When I bid on, was offered, then accepted my first position off the shop floor in the manufacturing facility where I worked, it was mainly to move away from shift work and to have a shot at developing a different set of skills that may someday help me land a supervisory position. The move into behavior-based safety about a year later had a little bit to do with that same idea but was equally based in a realization that the process I had been involved with just wasn’t something that would stick around long term; the corporate mandated lean manufacturing initiative I was helping rollout hadn’t been received well by really anyone in the building and was shaping up to be yet another flavor of the month… I’d love to tell you about my altruistic motives for accepting the safety position - but I can’t! It was more about my own career survival initially. That said, it didn’t take long to realize that I really could play a role in helping reduce the likelihood of someone having a workplace injury. But I can’t say that was my definite purpose.

About two years into the behavior-based safety role, another facility within the company requested that I come to their site to train a few of their employees on what the team I was responsible for had been doing to achieve results. I was dumbfounded; why would anyone want a (barely) high school educated guy, just a few years removed from being a carpenter and press operator, to fly across the country to teach their employees anything? Never being one to say no to an opportunity, I hopped on what would become the first of many flights to support other sites throughout North America. I think this was the very beginning of me having a definite purpose. Let me be very clear here though, it still wasn’t all about safety. This was the time I saw how sharing tools I had learned to use even a little bit effectively could help others get better in their own roles.

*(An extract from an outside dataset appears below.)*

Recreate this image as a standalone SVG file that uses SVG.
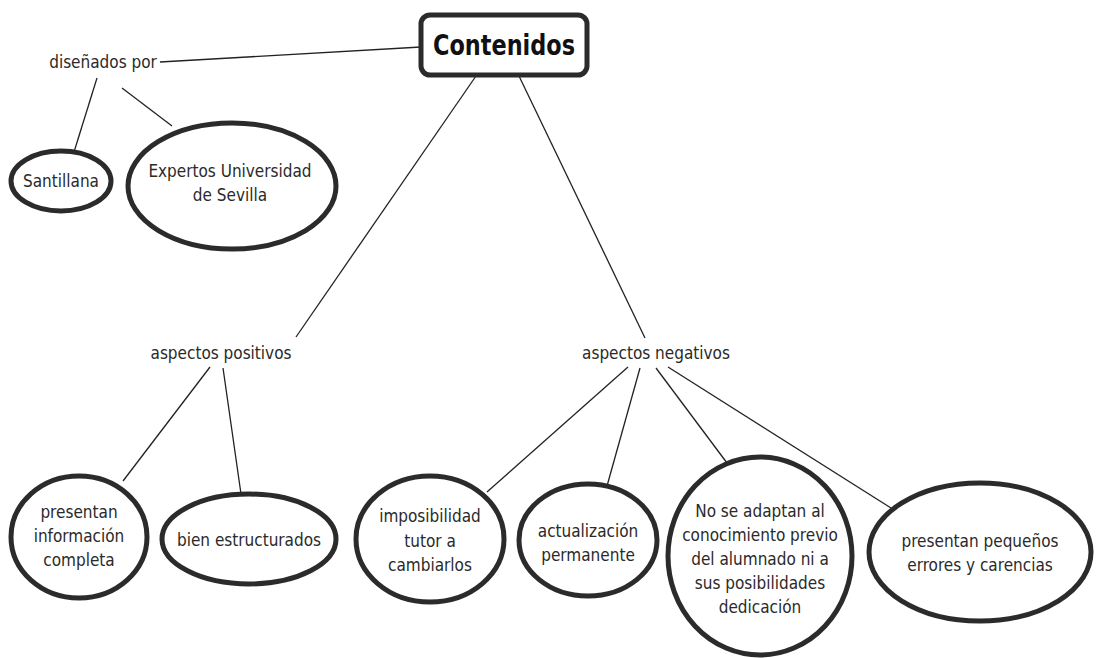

Just a couple years after that initial trip, I accepted responsibility for officially supporting the rest of the company’s sites in the US, Canada, and Mexico that had an active behavior-based safety process. This wasn’t an actual change of positions though, I still held full responsibility for the process in my home facility. Since that process was designed to be driven by hourly employees, and the organization had a firm stance against hourly employees who weren’t directly involved in producing product getting overtime, I was limited to forty hours per week - to travel, to train in any of those other facilities, and to still get done all my other work that was a full time role by itself. Fortunately for me, I had a great team of other hourly team members who were actively involved in the process with me locally and I had three solid managers who helped grease the skids for it all to work out.

As I worked with each of those team members to divvy up pieces of my local responsibility so all we had worked to do wouldn’t completely die off in any given week I was traveling, I quickly realized an amazing but very unintended consequence. This was indeed helping our process stay strong despite me being out of the plant nearly fifty percent of the time some months, but it was also given each of the folks who jumped in to help an opportunity to develop their own skills and be recognized for that by the local management team.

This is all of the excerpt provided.